Stateside With Rosalea: Untethered
At the risk of having you wander out into cyberspace never to return to our beloved mothership, Scoop, I'm going to pepper this post with hyperlinks to interesting video on the Net. If you want to cut to the chase, go to the last one.
::If voting changed anything, they'd make it illegal::
That's just one of the thought-provoking quotes used in a public art installation that has been touring the US recently and will start up on tour again in May on the East Coast. For a couple of Quicktime shorts about the Dialogue Project when it was in San Francisco's Union Square last year, go to: http://www.dialogueproject.net/index.shtml
A note of explanation about the Holiday video. You'll notice not only a Christmas tree but a huge menorah, a 9-branched candlestick that is part of the Jewish Chanukah celebration that occurs around the same time of year. It was built and donated ti the City in 1975 by the music promoter, Bill Graham, who made San Francisco's music scene famous in the '60s.

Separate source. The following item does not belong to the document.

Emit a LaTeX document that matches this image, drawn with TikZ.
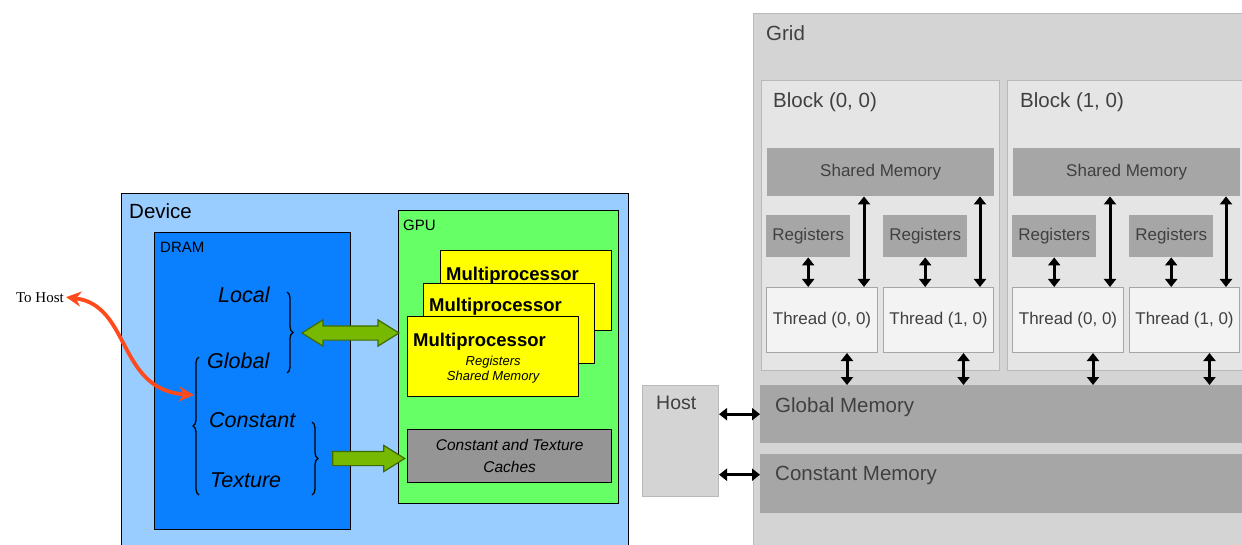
\documentclass[tikz,border=0pt]{standalone}
\usepackage{fontspec}
\setmainfont{Liberation Sans}
\newfontfamily\hostfont{Liberation Serif}
\usetikzlibrary{arrows.meta,positioning,shapes.arrows,decorations.pathreplacing}
\definecolor{CudaDevice}{HTML}{99CCFF}
\definecolor{CudaDram}{HTML}{0A80FF}
\definecolor{CudaGpu}{HTML}{66FF66}
\definecolor{CudaMp}{HTML}{FFFF00}
\definecolor{CudaCache}{HTML}{959595}
\definecolor{CudaLink}{HTML}{76B900}
\definecolor{CudaLinkEdge}{HTML}{3F6A00}
\definecolor{CudaRed}{HTML}{FF4A1C}
\definecolor{CudaGrid}{HTML}{D3D4D3}
\definecolor{CudaGridEdge}{HTML}{B9B9B9}
\definecolor{CudaBlock}{HTML}{E5E5E5}
\definecolor{CudaMem}{HTML}{A6A6A6}
\definecolor{CudaThread}{HTML}{F3F3F3}
\definecolor{CudaInk}{HTML}{404040}
\tikzset{
  cudabox/.style={anchor=north west, inner sep=0pt, draw=black, line width=1.3pt},
  devbox/.style={cudabox, fill=CudaDevice},
  drambox/.style={cudabox, fill=CudaDram},
  gpubox/.style={cudabox, fill=CudaGpu},
  mpbox/.style={cudabox, fill=CudaMp, minimum width=171, minimum height=80},
  cachebox/.style={cudabox, fill=CudaCache, align=center,
    font=\itshape\fontsize{15.5}{22}\selectfont},
  boxlabel/.style={anchor=north west, inner sep=0pt},
  memname/.style={anchor=base west, inner sep=0pt,
    font=\itshape\fontsize{21.5}{26}\selectfont},
  mplabel/.style={anchor=base west, inner sep=0pt,
    font=\bfseries\fontsize{18.5}{22}\selectfont},
  membrace/.style={decorate, decoration={brace, amplitude=6pt}, line width=1.3pt},
  linksingle/.style={single arrow, single arrow head extend=6pt,
    single arrow tip angle=64, inner xsep=0pt, inner ysep=6.5pt,
    fill=CudaLink, draw=CudaLinkEdge, line width=1.2pt},
  linkdouble/.style={double arrow, double arrow head extend=6pt,
    double arrow tip angle=64, inner xsep=0pt, inner ysep=6.5pt,
    fill=CudaLink, draw=CudaLinkEdge, line width=1.2pt},
  hostlink/.style={{Stealth[length=15pt,width=15pt]}-{Stealth[length=15pt,width=15pt]},
    line width=3.8pt, draw=CudaRed},
  gridpanel/.style={anchor=north west, inner sep=0pt, fill=CudaGrid,
    draw=CudaGridEdge, line width=1pt},
  blockpanel/.style={gridpanel, fill=CudaBlock},
  memcell/.style={anchor=north west, inner sep=0pt, fill=CudaMem, text=CudaInk,
    font=\fontsize{17}{20}\selectfont},
  threadcell/.style={anchor=north west, inner sep=0pt, fill=CudaThread,
    draw=CudaMem, line width=1pt, text=CudaInk, font=\fontsize{17}{20}\selectfont},
  gridlabel/.style={anchor=north west, inner sep=0pt, text=CudaInk,
    font=\fontsize{20.5}{24}\selectfont},
  gridarrow/.style={{Triangle[width=12pt,length=8pt]}-{Triangle[width=12pt,length=8pt]},
    line width=3pt}
}
\begin{document}
\begin{tikzpicture}[x=1pt,y=-1pt]
  \useasboundingbox (0,0) rectangle (1242,545);
  % device side
  \node[devbox, minimum width=507, minimum height=370] (device) at (121,193) {};
  \node[boxlabel, font=\fontsize{20.5}{24}\selectfont] (devicename) at ([shift={(8,10)}]device.north west) {Device};
  \node[drambox, minimum width=196, minimum height=297] (dram) at (154,232) {};
  \node[boxlabel, font=\fontsize{15}{18}\selectfont] (dramname) at ([shift={(6,10)}]dram.north west) {DRAM};
  \node[memname] (local) at (218,303) {Local};
  \node[memname] (global) at (207,368) {Global};
  \node[memname] (constant) at (209,427) {Constant};
  \node[memname] (texture) at (210,487) {Texture};
  \draw[membrace] (287,292) -- (287,373);
  \draw[membrace] (199,495) -- (199,357);
  \draw[membrace] (312,422) -- (312,495);
  \node[gpubox, minimum width=220, minimum height=293] (gpu) at (398,210) {};
  \node[boxlabel, font=\fontsize{15}{18}\selectfont] (gpuname) at ([shift={(5,10)}]gpu.north west) {GPU};
  \node[mpbox] (mpback) at (440,250) {};
  \node[mplabel] at ([shift={(6,30)}]mpback.north west) {Multiprocessor};
  \node[mpbox] (mpmid) at (423,283) {};
  \node[mplabel] at ([shift={(6,29)}]mpmid.north west) {Multiprocessor};
  \node[mpbox] (mpfront) at (407,316) {};
  \node[mplabel] at ([shift={(6,30)}]mpfront.north west) {Multiprocessor};
  \node[inner sep=0pt, align=center, font=\itshape\fontsize{13}{15}\selectfont] (mpmem) at ([shift={(0,13)}]mpfront.center) {Registers\\Shared Memory};
  \node[cachebox, minimum width=204, minimum height=53] (caches) at (407,429) {Constant and Texture\\Caches};
  \coordinate (lgend) at (303,333);
  \coordinate (ctend) at (328,458.5);
  \path (lgend) -- (lgend -| gpu.west) node[midway, linkdouble, minimum height=97] (gpulink) {};
  \path (ctend) -- (ctend -| gpu.west) node[midway, linksingle, minimum height=72] (cachelink) {};
  \node[anchor=base east, inner sep=2pt, font=\hostfont\fontsize{15}{18}\selectfont] (tohost) at (66,302) {To Host};
  \coordinate (globalin) at (194,395);
  \draw[hostlink] (tohost.east) .. controls +(65,8) and +(-77,-5) .. (globalin);
  % grid side
  \node[gridpanel, minimum width=510, minimum height=545] (grid) at (753,13) {};
  \node[gridlabel] (gridname) at ([shift={(13,12)}]grid.north west) {Grid};
  \node[blockpanel, minimum width=238, minimum height=290] (b0) at (761,80) {};
  \node[gridlabel] (b0name) at ([shift={(12,12)}]b0.north west) {Block (0, 0)};
  \node[blockpanel, minimum width=245, minimum height=290] (b1) at (1007,80) {};
  \node[gridlabel] (b1name) at ([shift={(13,12)}]b1.north west) {Block (1, 0)};
  \node[memcell, minimum width=227, minimum height=48] (b0sm) at (767,148) {Shared Memory};
  \node[memcell, minimum width=227, minimum height=48] (b1sm) at (1013,148) {Shared Memory};
  \node[memcell, minimum width=84, minimum height=42] (b0reg0) at (766,215) {Registers};
  \node[memcell, minimum width=84, minimum height=42] (b0reg1) at (883,215) {Registers};
  \node[memcell, minimum width=84, minimum height=42] (b1reg0) at (1012,215) {Registers};
  \node[memcell, minimum width=84, minimum height=42] (b1reg1) at (1129,215) {Registers};
  \node[threadcell, minimum width=111, minimum height=65] (b0th0) at (766,287) {Thread (0, 0)};
  \node[threadcell, minimum width=110, minimum height=65] (b0th1) at (883,287) {Thread (1, 0)};
  \node[threadcell, minimum width=111, minimum height=65] (b1th0) at (1012,287) {Thread (0, 0)};
  \node[threadcell, minimum width=110, minimum height=65] (b1th1) at (1129,287) {Thread (1, 0)};
  \node[memcell, minimum width=490, minimum height=58] (gmem) at (760,385) {};
  \node[gridlabel] (gmemname) at ([shift={(15,12)}]gmem.north west) {Global Memory};
  \node[memcell, minimum width=490, minimum height=59] (cmem) at (760,454) {};
  \node[gridlabel] (cmemname) at ([shift={(15,12)}]cmem.north west) {Constant Memory};
  \node[gridpanel, minimum width=76, minimum height=111] (host) at (642,385) {};
  \node[gridlabel, font=\fontsize{19.5}{23}\selectfont] (hostname) at ([shift={(14,11)}]host.north west) {Host};
  % registers <-> threads
  \draw[gridarrow] (b0reg0.south) -- (b0reg0.south |- b0th0.north);
  \draw[gridarrow] (b0reg1.south) -- (b0reg1.south |- b0th1.north);
  \draw[gridarrow] (b1reg0.south) -- (b1reg0.south |- b1th0.north);
  \draw[gridarrow] (b1reg1.south) -- (b1reg1.south |- b1th1.north);
  % shared memory <-> threads
  \coordinate (b0up0) at ([shift={(-14,0)}]b0th0.north east);
  \coordinate (b0up1) at ([shift={(-14,0)}]b0th1.north east);
  \coordinate (b1up0) at ([shift={(-14,0)}]b1th0.north east);
  \coordinate (b1up1) at ([shift={(-14,0)}]b1th1.north east);
  \draw[gridarrow] (b0up0) -- (b0up0 |- b0sm.south);
  \draw[gridarrow] (b0up1) -- (b0up1 |- b0sm.south);
  \draw[gridarrow] (b1up0) -- (b1up0 |- b1sm.south);
  \draw[gridarrow] (b1up1) -- (b1up1 |- b1sm.south);
  % threads <-> global memory
  \coordinate (b0dn0) at ([shift={(25,0)}]b0th0.south);
  \coordinate (b0dn1) at ([shift={(25,0)}]b0th1.south);
  \coordinate (b1dn0) at ([shift={(25,0)}]b1th0.south);
  \coordinate (b1dn1) at ([shift={(25,0)}]b1th1.south);
  \draw[gridarrow] (b0dn0) -- (b0dn0 |- gmem.north);
  \draw[gridarrow] (b0dn1) -- (b0dn1 |- gmem.north);
  \draw[gridarrow] (b1dn0) -- (b1dn0 |- gmem.north);
  \draw[gridarrow] (b1dn1) -- (b1dn1 |- gmem.north);
  % host <-> memories
  \coordinate (cmemin) at ([shift={(0,-9)}]cmem.west);
  \draw[gridarrow] (host.east |- gmem.west) -- (gmem.west);
  \draw[gridarrow] (host.east |- cmemin) -- (cmemin);
\end{tikzpicture}
\end{document}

What with Richard "B for Bullseye" Cheney playing the Iran card for his own pathetic political ends at a fundraising dinner over the weekend, I was reminded yet again of how the US is simply a playground bully that needs to be stood up to by its friends right now.
Not that it can't be argued that the US is being provoked or that the film has anything to do with politics, but according to the curriculum guide that goes with a movie for schools called Let's Get Real:
"Most experts define bullying as unprovoked, repeated and aggressive actions or threats of action by one or more persons who have (or are perceived to have) more power or status than their victim in order to cause fear, distress or harm."
Visiting http://www.womedia.org/lgr_teachingguide.htm#whatisbullying will get you in the vicinity of some video clips from the film and a transcript.
In between the capture of Saddam Hussein and the siege of Falluja, two US documentary filmmakers flew to Jordan, got a ride to Baghdad and asked around to see if they could be embedded with the US Army, just like reporters from the big news organisations were.
They ended up in Falluja during the winter of 2004, and their film "documents the city's waning stability before a final series of military assaults began in the spring of 2004 that effectively destroyed it. Filmmakers Garrett Scott and Ian Olds were given access to all operations of the Army's 82nd Airborne. They lived with the unit 24/7, giving voice to soldiers held under a strict code of authority as they cope with an ambiguous, often lethal environment."
In a Q&A session after the screening I went to this week, Olds filled in a little of the backstory, information that doesn't appear on the DVD because they didn't want to burden the documentary with any viewpoint other than that of the soldiers themselves and the people of the city they were occupying.
Part of that backstory is that Scott and Olds
were not allowed to go out on patrol when Special Ops were
around, and one night when that happened an Iraqi woman was
taken hostage by the US Army to be held until her husband
turned himself in for questioning because Special Forces
thought he was connected with resistance against the US
The next day on the streets, the talk is all about how offensive and downright pathetic that action was. "Why do US soldiers take women--are they afraid to take men?", one street sage asks in the documentary.
In reply to my question about whether the captain who ordered the hostage-taking was new to the situation and perhaps part of the Special Ops team, Olds replied that no, the captain had been there all along and was part of the 82nd Airborne, not Special Ops. Shortly afterwards, the 82nd Airborne was replaced by the Marines and the destruction of Falluja commenced.
Some British and NZ mercenaries (ex-SAS) who worked as armed escorts for NBC television crews gave the two freelance filmmakers a ride back to Jordan from Baghdad before that transition took place.
One of the film's directors, Garrett Scott, died last week from a heart attack. He was 37 years old. Working Films has set up a new restricted fund "that will support a documentary prize to honor the spirit of Garrett's remarkable work." According to Olds, the aim of their collaboration had been to document--without imposing their own viewpoint--ordinary people caught up in historical events.